With a standard short cable i get about 12ms on pingtest.net but if i connect to a long (approx 40ft) ethernet cable in a different floor in our home i get Ping levels of about 45ms.
 
40ft shouldn't be a problem.

100ft+ and theoretically, you might have an issue.

Obviously might be worth testing another cable though just in-case.
 
the ping to your router?

i have a 40ft cat5 cable from my pc to my router and my ping to it is still 0ms. might want to make sure its not running alongside any power cables
 
[J.D.C];18100483 said:
I assume he's talking about ping tests. Online-Gaming etc.

Not just pinging from cmd.

The point he was making is that the cable should have very little effect on his ping from the exchange to his computer.
 
40ft of cable is still negligible, only when you are pushing at around 360 feet will you start bumping into troubles since the resistance of a cable that long will drop the voltages to levels that will be treated as erroneous packets or noise by the receiving device. Long cables will cause packet loss not ping delays.

However, poor quality, poorly shielded or damaged cables can cause latency and in the case of a damaged cable you may see packet loss as well. I would suggest running the following command in your command prompt:
netstat -e
This would show you if there are any issues that your system's NIC is seeing and help you to rule out, in part, local problems.
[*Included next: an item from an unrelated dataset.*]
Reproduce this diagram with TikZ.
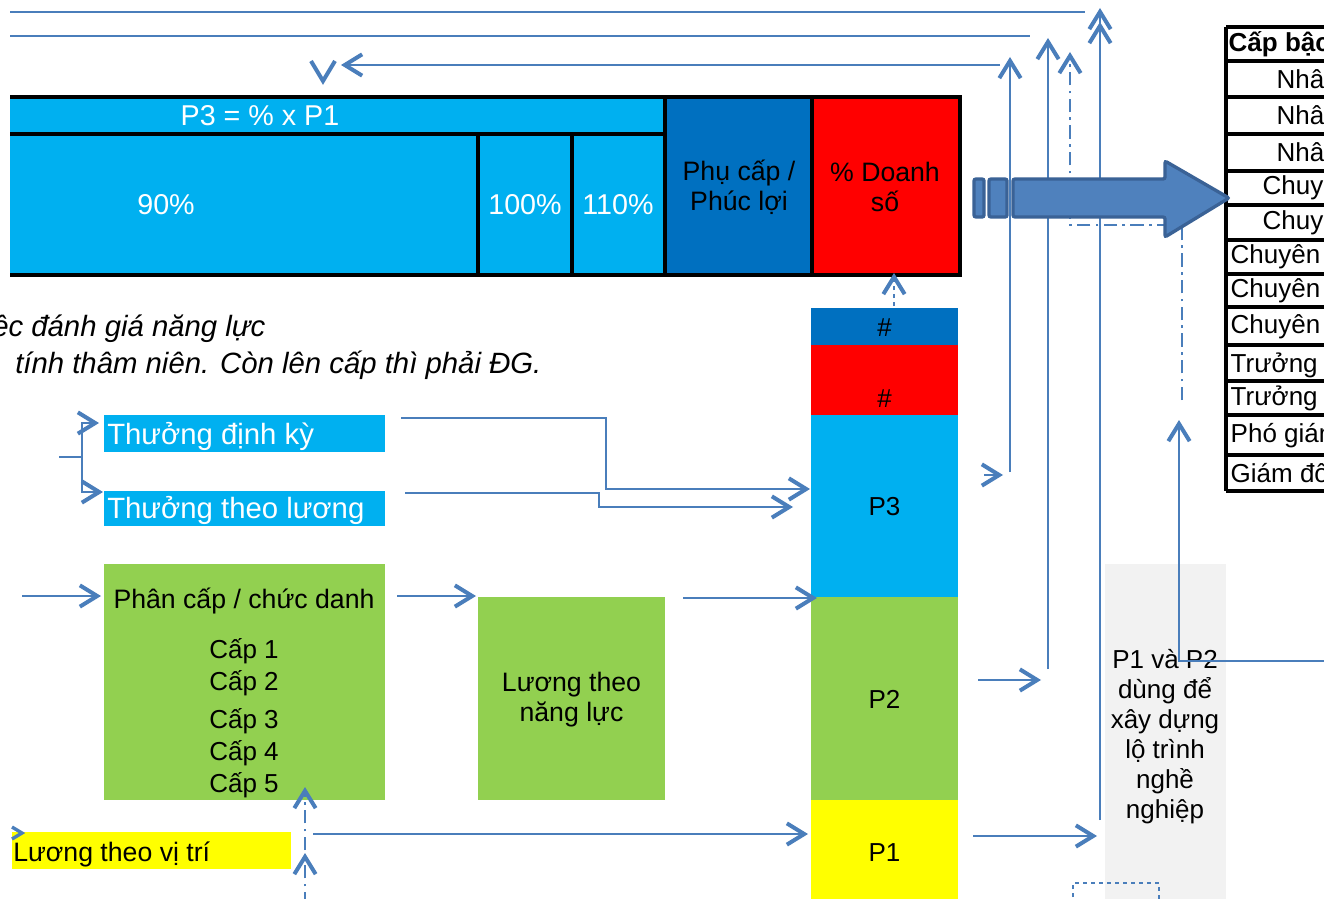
\documentclass[tikz,border=0pt]{standalone}
\usepackage{fontspec}
\setmainfont{Liberation Sans}
\usetikzlibrary{arrows.meta,fit}
\definecolor{cy}{HTML}{00B0F0}
\definecolor{bl}{HTML}{0070C0}
\definecolor{gr}{HTML}{92D050}
\definecolor{ye}{HTML}{FFFF00}
\definecolor{rd}{HTML}{FF0000}
\definecolor{ln}{HTML}{4A7EBB}
\definecolor{af}{HTML}{4F81BD}
\definecolor{ab}{HTML}{3A6296}
\definecolor{gy}{HTML}{F2F2F2}
\tikzset{
  cell/.style={inner sep=0pt, outer sep=0pt},
  txt/.style={inner sep=0pt, align=center},
  conn/.style={draw=ln, line width=1.4pt},
  arr/.style={conn, -{Straight Barb[length=13pt,width=16pt,line width=3pt]}},
  barb/.style={draw=ln, line width=3pt},
  dd/.style={dash pattern=on 10pt off 4pt on 2pt off 4pt},
  grid/.style={draw=black, line width=2.3pt},
  fA/.style={font=\fontsize{20}{22.5}\selectfont},
  fW/.style={font=\fontsize{21.5}{24}\selectfont},
  fB/.style={font=\fontsize{19.5}{22.5}\selectfont},
  fC/.style={font=\fontsize{22}{26}\selectfont},
  fI/.style={font=\fontsize{22}{26}\selectfont\itshape},
}
\begin{document}
\begin{tikzpicture}[x=0.75pt,y=-0.75pt]
\useasboundingbox (0,0) rectangle (1324,899);
\clip (0,0) rectangle (1324,899);
\fill[white] (0,0) rectangle (1324,899);

% ---------- top table ----------
\node[cell, fill=cy, fit={(10,97) (665,134)}] (p3f) {};
\node[cell, fill=cy, fit={(10,134) (478,275)}] (c90) {};
\node[cell, fill=cy, fit={(478,134) (572,275)}] (c100) {};
\node[cell, fill=cy, fit={(572,134) (665,275)}] (c110) {};
\node[cell, fill=bl, fit={(665,97) (812,275)}] (pc) {};
\node[cell, fill=rd, fit={(812,97) (960,275)}] (ds) {};
\node[txt, fW, text=white] at (260,116) {P3 = \% x P1};
\node[txt, fW, text=white] at (166,205) {90\%};
\node[txt, fW, text=white] at (525,205) {100\%};
\node[txt, fW, text=white] at (618,205) {110\%};
\node[txt, fA] at (739,187) {Phụ cấp /\\Phúc lợi};
\node[txt, fA] at (885,187) {\% Doanh\\số};
\draw[grid] (10,97)--(960,97)--(960,275)--(10,275);
\draw[grid] (10,134)--(665,134);
\draw[grid] (478,134)--(478,275);
\draw[grid] (572,134)--(572,275);
\draw[grid] (665,97)--(665,275);
\draw[grid] (812,97)--(812,275);

% ---------- right table ----------
\foreach \yy in {27,61,97,134,171,205,240,274,307,345,381,415,455,491}
  \draw[grid] (1226,\yy)--(1340,\yy);
\draw[grid] (1226,27)--(1226,491);
\node[anchor=west, font=\fontsize{19.5}{22.5}\selectfont\bfseries] (h0) at (1224,44) {Cấp bậc};
\node[fB, anchor=west] (r1) at (1272,79) {Nhân};
\node[fB, anchor=west] (r2) at (1272,115.5) {Nhân};
\node[fB, anchor=west] (r3) at (1272,152.5) {Nhân};
\node[fB, anchor=west] (r4) at (1258,188) {Chuyên};
\node[fB, anchor=west] (r5) at (1258,222.5) {Chuyên};
\node[fB, anchor=west] (r6) at (1226,257) {Chuyên};
\node[fB, anchor=west] (r7) at (1226,290.5) {Chuyên};
\node[fB, anchor=west] (r8) at (1226,327) {Chuyên};
\node[fB, anchor=west] (r9) at (1226,365) {Trưởng};
\node[fB, anchor=west] (r10) at (1226,398) {Trưởng};
\node[fB, anchor=west] (r11) at (1226,436) {Phó giám};
\node[fB, anchor=west] (r12) at (1226,473) {Giám đốc};

% ---------- italic note ----------
\node[fI, anchor=base west, inner sep=0pt] (n1) at (-8,336) {ệc đánh giá năng lực};
\node[fI, anchor=base west, inner sep=0pt] (n2) at (15,373) {tính thâm niên. Còn lên cấp thì phải ĐG.};

% ---------- left boxes ----------
\node[cell, fill=cy, fit={(104,415) (385,452)}] (tdk) {};
\node[fC, text=white, anchor=west, inner sep=0pt] at (107,436) {Thưởng định kỳ};
\node[cell, fill=cy, fit={(104,491) (385,526)}] (ttl) {};
\node[fC, text=white, anchor=west, inner sep=0pt] at (107,510) {Thưởng theo lương};

\node[cell, fill=gr, fit={(104,564) (385,800)}] (pcd) {};
\node[fA, anchor=base] at (244,608) {Phân cấp / chức danh};
\node[fB, anchor=base] at (244,658) {Cấp 1};
\node[fB, anchor=base] at (244,690) {Cấp 2};
\node[fB, anchor=base] at (244,728) {Cấp 3};
\node[fB, anchor=base] at (244,760) {Cấp 4};
\node[fB, anchor=base] at (244,792) {Cấp 5};

\node[cell, fill=gr, fit={(478,597) (665,800)}] (lnl) {};
\node[txt, fA] at (571.5,700) {Lương theo\\năng lực};

\node[cell, fill=ye, fit={(12,832) (291,869)}] (lvt) {};
\node[anchor=west, inner sep=0pt, font=\fontsize{20}{24}\selectfont] at (13,854) {Lương theo vị trí};

% ---------- column ----------
\node[cell, fill=bl, fit={(811,308) (958,345)}] (h1) {};
\node[cell, fill=rd, fit={(811,345) (958,415)}] (h2) {};
\node[cell, fill=cy, fit={(811,415) (958,597)}] (P3) {};
\node[cell, fill=gr, fit={(811,597) (958,800)}] (P2) {};
\node[cell, fill=ye, fit={(811,800) (958,905)}] (P1) {};
\node[txt, fB] at (884.5,328) {\#};
\node[txt, fB] at (884.5,399) {\#};
\node[txt, fB] at (884.5,507) {P3};
\node[txt, fB] at (884.5,699) {P2};
\node[txt, fB] at (884.5,853) {P1};

% ---------- gray note ----------
\node[cell, fill=gy, fit={(1105,564) (1226,905)}] (gbox) {};
\node[txt, fB] (gt) at (1165,737) {P1 và P2\\dùng để\\xây dựng\\lộ trình\\nghề\\nghiệp};
\draw[ln, line width=1.5pt, dashed] (1073,905)--(1073,883)--(1159,883)--(1159,905);

% ---------- coordinates ----------
\coordinate (a1) at (401,418);
\coordinate (a1t) at (810,489);
\coordinate (a2) at (405,493);
\coordinate (a2t) at (793,507);
\coordinate (b0) at (59,457);
\coordinate (b1) at (82,457);
\coordinate (pin) at (101,596);

% ---------- top lines ----------
\draw[conn] (10,12)--(1085,12);
\draw[conn] (10,36)--(1030,36);
\draw[arr] (1000,65)--(341,65);
\draw[barb] (311,61)--(323,81)--(335,61);

\draw[arr] (1010,472)--(1010,57);
\draw[arr] (1048,669)--(1048,38);
\draw[arr, dd] (1182,400)--(1182,225)--(1070,225)--(1070,52);
\draw[arr] (1100,820)--(1100,8);
\draw[arr] (1100,40)--(1100,22);

\draw[arr] (984,475)--(1003,475);
\draw[arr] (978,680)--(1041,680);
\draw[arr] (973,836)--(1097,836);
\draw[arr] (1330,661)--(1179,661)--(1179,420);
\draw[arr, dashed] (894,306)--(894,273);

% ---------- left connectors ----------
\draw[conn] (b0)--(b1);
\draw[arr] (b1)--(82,423)--(99,423);
\draw[arr] (b1)--(82,492)--(103,492);
\draw[arr] (a1)--(606,418)--(606,489)--(a1t);
\draw[arr] (a2)--(599,493)--(599,507)--(a2t);
\draw[arr] (22,596)--(pin);
\draw[arr] (397,596)--(476,596);
\draw[arr] (683,598)--(817,598);
\draw[arr] (313,834)--(808,834);
\draw[barb, line width=2.5pt] (12,827)--(22,833)--(12,839);
\draw[arr, dd] (305,850)--(305,787);
\draw[arr, dd] (305,905)--(305,853);

% ---------- big arrow ----------
\draw[fill=af, draw=ab, line width=2.5pt, rounded corners=1.5pt]
  (1013,179) -- (1165,179) -- (1165,161) -- (1229,198) -- (1165,237) -- (1165,217) -- (1013,217) -- cycle;
\draw[fill=af, draw=ab, line width=2.5pt, rounded corners=1.5pt] (974,179) rectangle (984,217);
\draw[fill=af, draw=ab, line width=2.5pt, rounded corners=1.5pt] (989,179) rectangle (1007,217);
\end{tikzpicture}
\end{document}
Also you might want to download WinMTR and run a ping test to something like www.google.com for a couple of thousand packets. This will show you any link issues that may be prevalent from your system to your router, through your ISP, to your nearest google server. WinMTR can be downloaded from: http://winmtr.net/

I'm happy to help if you need help breaking the various results down into possible areas of contention and what the results mean.
 
I use a 20m (over 60ft) cable with no problems at all:

Ping statistics for 192.168.0.1:
Packets: Sent = 4, Received = 4, Lost = 0 (0% loss),
Approximate round trip times in milli-seconds:
Minimum = 0ms, Maximum = 1ms, Average = 0ms

Yes obviously a shorter cable would be marginally better, but it is insignificant relative to other causes of high latency.

An increase of 33ms just by using a different ethernet cable is just plain wrong - it could be a faulty cable, also if it's not properly shielded it could be getting interference from powerlines possibly.